In Kiev, BuzzFeed's Max Seddon has been monitoring the convoy's progress. He says it left Moscow this morning without that official go-ahead from the ICRC. “It’s very confusing at the moment,” Seddon says.

What makes the convoy unique is that Russia already seems to have little problem getting things across the border into Ukraine, so it's not clear why a special convoy would be needed. “If you believe Ukrainian and Western intelligence, Russia has been sending everything, including anti-aircraft missiles, tanks and mercenaries and everything under the sun over this porous border with Ukraine,” Seddon says.

That’s why many people fear this could be some sort of Trojan horse, perhaps filled with the same kind of mysterious uniformed men who suddenly appeared in Crimea just before Russia annexed it. Ukraine says it wouldn't be surprised, but it’s hard to know what it could do if Russia did decide to invade. “Kiev just doesn’t have the capabilities to deal with a full-scale invasion,” Seddon says.

The widespread suspicion of Russia is an ironic outcome of the crisis, which began with Russia attempting to drive the Ukraine away from the European Union and closer to Moscow. That obviously hasn't happened. “The majority of Ukrainians are united in this traditionally divided country  — for the Ukrainian state and against Russia and against Putin personally,” Seddon says.

The conflict is now closer to open war than ever before, Seddon thinks.
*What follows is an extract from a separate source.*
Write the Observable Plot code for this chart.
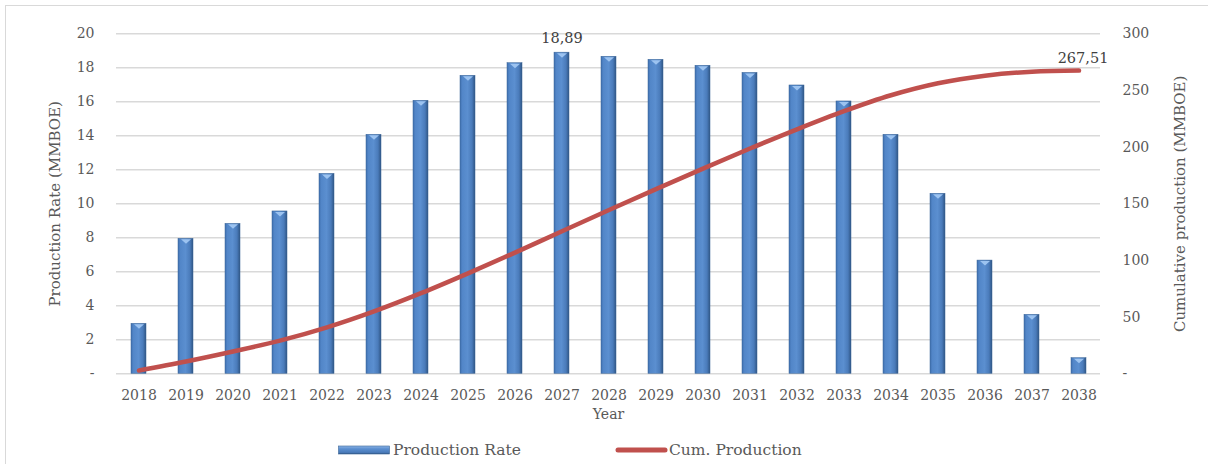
<!DOCTYPE html>
<html>
<head>
<meta charset="utf-8">
<script src="https://cdn.jsdelivr.net/npm/d3@7"></script>
<script src="https://cdn.jsdelivr.net/npm/@observablehq/plot@0.6"></script>
<style>
  html, body { margin: 0; padding: 0; background: #fff; overflow: hidden; }
  #wrap { position: relative; width: 1208px; height: 464px; overflow: hidden; font-family: "DejaVu Serif", serif; color: #595959; }
  #frame { position: absolute; left: 5px; top: 5px; width: 1203px; height: 459px; border-left: 1.5px solid #d9d9d9; border-top: 1.5px solid #d9d9d9; box-sizing: border-box; pointer-events: none; }
  #chart { position: absolute; left: 0; top: 0; }
  #legend { position: absolute; left: 0; top: 436px; width: 1208px; height: 28px; font-size: 15.5px; }
  .item { position: absolute; top: 0; height: 28px; display: flex; align-items: center; }
  .item svg { display: block; }
</style>
</head>
<body>
<div id="wrap">
  <div id="chart"></div>
  <div id="legend">
    <div class="item" style="left:338px">
      <svg width="52" height="10"><defs>
        <linearGradient id="legGrad" x1="0" y1="0" x2="0" y2="1">
          <stop offset="0" stop-color="#8db4e6"/>
          <stop offset="0.35" stop-color="#5b8fd0"/>
          <stop offset="0.8" stop-color="#4a7bba"/>
          <stop offset="1" stop-color="#2f5584"/>
        </linearGradient></defs>
        <rect x="0.5" y="1" width="51" height="8" fill="url(#legGrad)" stroke="#3a6496" stroke-width="0.6"/>
      </svg>
      <span style="margin-left:3px">Production Rate</span>
    </div>
    <div class="item" style="left:615px">
      <svg width="53" height="10"><line x1="3" y1="5" x2="50" y2="5" stroke="#c0504d" stroke-width="5" stroke-linecap="round"/></svg>
      <span style="margin-left:1px">Cum. Production</span>
    </div>
  </div>
  <div id="frame"></div>
</div>
<script>
// Annual production rate and cumulative production, MMBOE
const years = ["2018","2019","2020","2021","2022","2023","2024","2025","2026","2027","2028",
               "2029","2030","2031","2032","2033","2034","2035","2036","2037","2038"];
const productionRate = [2.94, 7.94, 8.82, 9.55, 11.76, 14.06, 16.06, 17.53, 18.27, 18.89, 18.65,
                        18.47, 18.12, 17.70, 16.96, 16.02, 14.06, 10.59, 6.66, 3.47, 0.92];
const cumProduction = [2.94, 10.88, 19.70, 29.25, 41.01, 55.07, 71.13, 88.66, 106.93, 125.82, 144.47,
                       162.94, 181.06, 198.76, 215.72, 231.74, 245.80, 256.39, 263.05, 266.55, 267.51];
const leftTicks = [0, 2, 4, 6, 8, 10, 12, 14, 16, 18, 20];
const rightTicks = [0, 50, 100, 150, 200, 250, 300];
const labelledRateYear = "2027";
const labelledCumYear = "2038";

// the right axis (0–300) is drawn on the left scale (0–20)
const ratio = 300 / 20;
const rows = years.map((year, i) => ({year, rate: productionRate[i], cum: cumProduction[i]}));
const fmt = v => v.toFixed(2).replace(".", ",");
const dash = v => (v === 0 ? "-" : String(v));

// flat downward wedge used as the bevel at the top of each column
const bevel = {
  draw(context, size) {
    const w = Math.sqrt(size / Math.PI);
    context.moveTo(-w, 0);
    context.lineTo(w, 0);
    context.lineTo(0, w * 0.9);
    context.closePath();
  }
};

const textColor = "#595959";

const chart = Plot.plot({
  width: 1208,
  height: 436,
  marginLeft: 116,
  marginRight: 108,
  marginTop: 33.3,
  marginBottom: 62.7,
  style: {fontFamily: "'DejaVu Serif', serif", fontSize: "14px", color: textColor, background: "transparent"},
  x: {domain: years, paddingInner: 0.69, paddingOuter: 0.31, label: null},
  y: {domain: [0, 20], label: null},
  marks: [
    Plot.ruleY(leftTicks, {stroke: "#d9d9d9", strokeWidth: 1.4}),
    Plot.axisX({tickSize: 0, tickPadding: 16, label: null, fill: textColor}),
    Plot.axisY(leftTicks, {anchor: "left", tickSize: 0, tickPadding: 22, tickFormat: dash, label: null, fill: textColor}),
    Plot.axisY(rightTicks.map(v => v / ratio), {
      anchor: "right", tickSize: 0, tickPadding: 22, label: null, fill: textColor,
      tickFormat: d => dash(Math.round(d * ratio))
    }),
    Plot.barY(rows, {x: "year", y: "rate", fill: "url(#barGrad)", stroke: "#3a6496", strokeWidth: 0.5}),
    Plot.dot(rows, {x: "year", y: "rate", symbol: bevel, r: 5, fill: "#9cc3f0", stroke: "none", dy: 0.5}),
    Plot.line(rows, {x: "year", y: d => d.cum / ratio, stroke: "#c0504d", strokeWidth: 4.5,
                     strokeLinecap: "round", curve: "monotone-x"}),
    Plot.text(rows.filter(d => d.year === labelledRateYear), {
      x: "year", y: "rate", text: d => fmt(d.rate), dy: -14, fontSize: 14.5, fill: "#404040"
    }),
    Plot.text(rows.filter(d => d.year === labelledCumYear), {
      x: "year", y: d => d.cum / ratio, text: d => fmt(d.cum), dy: -12, dx: 4, fontSize: 14.5, fill: "#404040"
    }),
    Plot.text(["Year"], {frameAnchor: "bottom", dy: 44.7, fontSize: 14, fill: textColor}),
    Plot.text(["Production Rate (MMBOE)"], {frameAnchor: "left", dx: -61, rotate: -90, textAnchor: "middle", fontSize: 15, fill: textColor}),
    Plot.text(["Cumulative production (MMBOE)"], {frameAnchor: "right", dx: 80, rotate: -90, textAnchor: "middle", fontSize: 15, fill: textColor})
  ]
});

// horizontal shading for the columns
const defs = d3.select(chart).insert("defs", ":first-child");
const grad = defs.append("linearGradient").attr("id", "barGrad")
  .attr("x1", "0").attr("y1", "0").attr("x2", "1").attr("y2", "0");
[[0, "#3f6fae"], [0.15, "#5286c8"], [0.5, "#5b8fd0"], [0.8, "#4a7bba"], [1, "#2f5584"]]
  .forEach(([o, c]) => grad.append("stop").attr("offset", o).attr("stop-color", c));

document.getElementById("chart").appendChild(chart);
</script>
</body>
</html>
It's been a rapid progression: Turbulent protests in Kiev right after the Sochi Olympics that morphed into a revolution; the annexation of Crimea; threats in eastern Ukraine followed by the downing of a passenger jet. It’s been sad, dramatic and seemingly neverending. So does anything about the story surprise Seddon anymore?

“Nothing," he says. "I think six months ago when I was sitting around in Kiev watching figure skating every night — if you told me I was going to spend the next six months doing what I have been doing, I would not have believed you. But at this stage I think really anything goes.”